Part of what may move us about him and what may make him important is that Ellsberg's is a conversion story. Elssberg was far inside the establishment in what he originally did, a researcher for the Pentagon and a man who worked for the ultra-right-wing West-Coast-based Rand Corporation. Thus his later-to-be wife of many years Patricia, an anti-war activist when they met, broke off their engagement after he went on a paid trip to Vietnam. On that trip, Ellsberg learned how the Vietcong operated by leading a military operation himself; he was a former Marine. He married another woman. But when he got his teenage son and ten-year-old daughter to help photocopy the Papers, she broke with him, and he married Patricia, after all.

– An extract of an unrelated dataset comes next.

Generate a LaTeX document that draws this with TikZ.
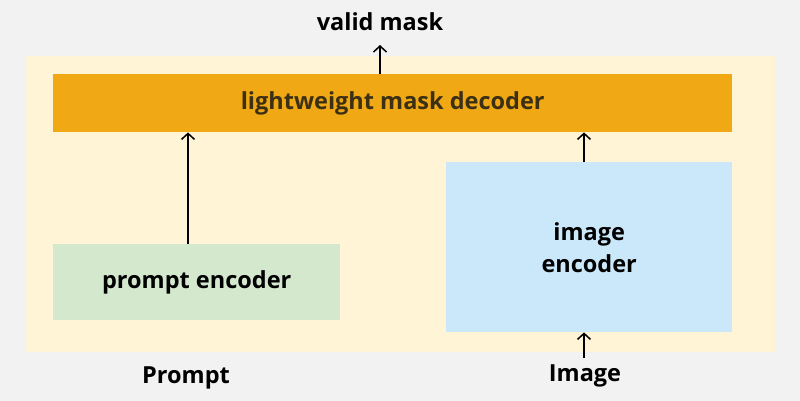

The most powerful sequence is between Ellsberg today and a pacifist of those days among those whose willingness to go to jail to fight the war convinced Ellsberg to become willing to do the same. This man was a turning point in Ellsberg's life, and his voice breaks with emotion sitting with him today and remembering that.

What makes this story so powerful is that it's not only about a First Amendment battle that went to the top -- the resulting Supreme Court decision remains essential in protecting the press from outside pressure -- but about the total transformation of a man from a liberal establishment figure into a voice for independent activism. And the information Ellsberg brought out is a magnifying glass through which to view the post-9/11 world and American hubris as characterized by Chalmers Johnson in his Blowback Trilogy. We might consider the inevitable possibility that there are other Pentagon Papers, millions of pages, about America's other wars and occupations, that similarly expose their futility, brutality, and cynicism.

The Most Dangerous Man in America
carries off the difficult task of sketching a portrait of a key figure of modern US political history without slighting either him or the complicated context in which he rose to fame.